A good example of this is when you make all your friends aware of what’s happening in your life through a Facebook post and add a fundraiser campaign but receive no response from anyone. Your high hopes that people will see your work as valuable are crushed and you feel discouraged and rejected by your friends–even though no one ever told you that they weren’t going to support you.
Studies and experience have shown that most contacts will only donate once or not at all if there is no structure for following up. This is often missed in fundraising and one of the reasons why missionaries feel so rejected when asking people for money.
With the traditional way of fundraising, there is no action plan and if a missionary doesn’t clearly communicate a vision, they will also face the fear of rejection because they never know who is going to give or how much they should expect to receive so they can plan accordingly.
People do not view financial support of any value to you unless you communicate the vision God has given you to use your passions and what you’re good at in another part of the world to bring greater impact to the lives of individuals who are hopeless without the gospel.
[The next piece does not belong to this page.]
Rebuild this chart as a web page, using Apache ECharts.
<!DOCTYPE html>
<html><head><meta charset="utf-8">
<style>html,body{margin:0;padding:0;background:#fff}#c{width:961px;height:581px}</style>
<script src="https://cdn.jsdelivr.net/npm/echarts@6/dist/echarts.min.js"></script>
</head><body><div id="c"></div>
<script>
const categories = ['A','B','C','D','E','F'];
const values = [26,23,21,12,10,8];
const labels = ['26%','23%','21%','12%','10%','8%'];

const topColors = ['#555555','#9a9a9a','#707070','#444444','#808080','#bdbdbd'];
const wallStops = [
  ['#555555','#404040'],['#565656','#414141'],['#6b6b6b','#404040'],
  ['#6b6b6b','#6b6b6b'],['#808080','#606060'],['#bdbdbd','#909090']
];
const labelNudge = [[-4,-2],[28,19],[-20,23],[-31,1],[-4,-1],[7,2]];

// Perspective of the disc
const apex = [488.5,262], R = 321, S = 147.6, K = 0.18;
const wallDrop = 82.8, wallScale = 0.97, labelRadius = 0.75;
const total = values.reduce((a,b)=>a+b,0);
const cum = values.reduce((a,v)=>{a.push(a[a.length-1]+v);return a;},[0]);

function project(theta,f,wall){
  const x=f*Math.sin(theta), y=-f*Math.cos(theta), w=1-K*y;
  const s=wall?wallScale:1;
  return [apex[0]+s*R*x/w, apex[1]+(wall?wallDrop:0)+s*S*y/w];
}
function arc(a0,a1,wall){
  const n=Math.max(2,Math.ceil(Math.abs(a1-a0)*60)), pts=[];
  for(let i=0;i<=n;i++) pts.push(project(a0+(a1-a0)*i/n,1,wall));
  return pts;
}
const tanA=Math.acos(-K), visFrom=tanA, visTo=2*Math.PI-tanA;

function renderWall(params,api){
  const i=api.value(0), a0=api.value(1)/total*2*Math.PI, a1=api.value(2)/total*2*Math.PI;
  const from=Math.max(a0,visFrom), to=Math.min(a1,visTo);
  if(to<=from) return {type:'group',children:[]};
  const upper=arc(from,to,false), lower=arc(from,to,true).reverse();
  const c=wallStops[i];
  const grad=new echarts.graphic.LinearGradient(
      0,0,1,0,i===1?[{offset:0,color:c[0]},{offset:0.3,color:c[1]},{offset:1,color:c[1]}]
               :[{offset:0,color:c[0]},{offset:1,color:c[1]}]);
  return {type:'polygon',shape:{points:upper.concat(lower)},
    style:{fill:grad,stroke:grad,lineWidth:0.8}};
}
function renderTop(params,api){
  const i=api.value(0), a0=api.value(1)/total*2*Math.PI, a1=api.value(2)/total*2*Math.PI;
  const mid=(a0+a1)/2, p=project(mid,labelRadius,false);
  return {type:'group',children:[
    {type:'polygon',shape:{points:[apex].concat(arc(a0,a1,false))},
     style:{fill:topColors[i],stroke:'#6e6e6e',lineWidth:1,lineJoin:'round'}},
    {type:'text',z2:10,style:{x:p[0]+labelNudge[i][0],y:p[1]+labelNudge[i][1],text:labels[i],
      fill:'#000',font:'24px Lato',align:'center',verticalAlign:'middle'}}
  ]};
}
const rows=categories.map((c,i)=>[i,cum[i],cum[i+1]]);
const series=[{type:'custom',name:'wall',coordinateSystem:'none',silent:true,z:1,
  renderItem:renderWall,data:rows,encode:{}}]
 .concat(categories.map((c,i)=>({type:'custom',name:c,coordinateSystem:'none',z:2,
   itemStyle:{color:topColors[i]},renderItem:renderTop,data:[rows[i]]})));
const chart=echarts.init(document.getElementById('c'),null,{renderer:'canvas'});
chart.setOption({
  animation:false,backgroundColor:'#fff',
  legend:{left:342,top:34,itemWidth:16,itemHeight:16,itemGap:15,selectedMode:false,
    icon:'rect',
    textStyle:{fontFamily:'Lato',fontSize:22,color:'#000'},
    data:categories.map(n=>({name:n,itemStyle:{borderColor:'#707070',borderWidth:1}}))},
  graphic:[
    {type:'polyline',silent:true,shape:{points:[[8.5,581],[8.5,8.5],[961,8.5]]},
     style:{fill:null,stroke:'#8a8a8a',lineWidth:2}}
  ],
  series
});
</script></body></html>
As a missionary, you need to root out fear of rejection so that you aren’t hindering yourself from experiencing the riches of God’s blessings through the team of people He’s already provided for you as you go overseas and obey the calling He’s placed on your life. That’s why Partnership Development is so crucial. There is no need to be scared to raise support for missions. Instead, it is an exciting time where you get to invite people to join you in a shared vision of what God is doing and how they can be a part of it.
Telling Your Story
“Missionaries went out and did a lot of ministry while waiting for the money to come in but it didn’t just magically arrive. It wasn’t until missionaries met with people face to face and shared their ministry updates, vision for future ministry, and asked for financial support that people began to give.”– Tailored Fundraising Solutions
People want to see their support make a difference in other people’s lives around the world. When you begin building relationships with your partners, you are telling your own story. They aren’t going to support you just because you are moving across the world and following God’s call by doing something but because they believe in the vision that you have.
Again, you are building trust and credibility by telling your story. This isn’t just another mission trip you’re going on. It’s about your testimony, the call God has instilled in you since childhood, your passion for helping hurting people, what God is doing in your life right now to prepare you for the future, and the direction He is taking you. This is the story people want to partner with.
Missionaries who go through Partnership Development are often excited to do it again. After talking with Malaina, I have been encouraged by her enthusiasm to go through Partnership Development again. Having tried fundraising multiple times and failed, she can testify to Partnership Development’s effectiveness and seeing God provide for her needs through a team of partners that He has already provided before she started the process.
This method has proved to be highly successful and every student at BGU goes through this process in their sophomore year if they are enrolled in the undergraduate program for their Global Internship overseas. More and more missionaries are using Partnership Development to go on the mission field fully funded and their ministry is able to flourish with a team of supporters who are partnering with them in the vision God has placed in their life.
Remember that the Lord will always provide and equip you if He’s called you to a particular ministry or field or people group. Don’t live in the ‘what if’s’ but trust in the Lord’s providence.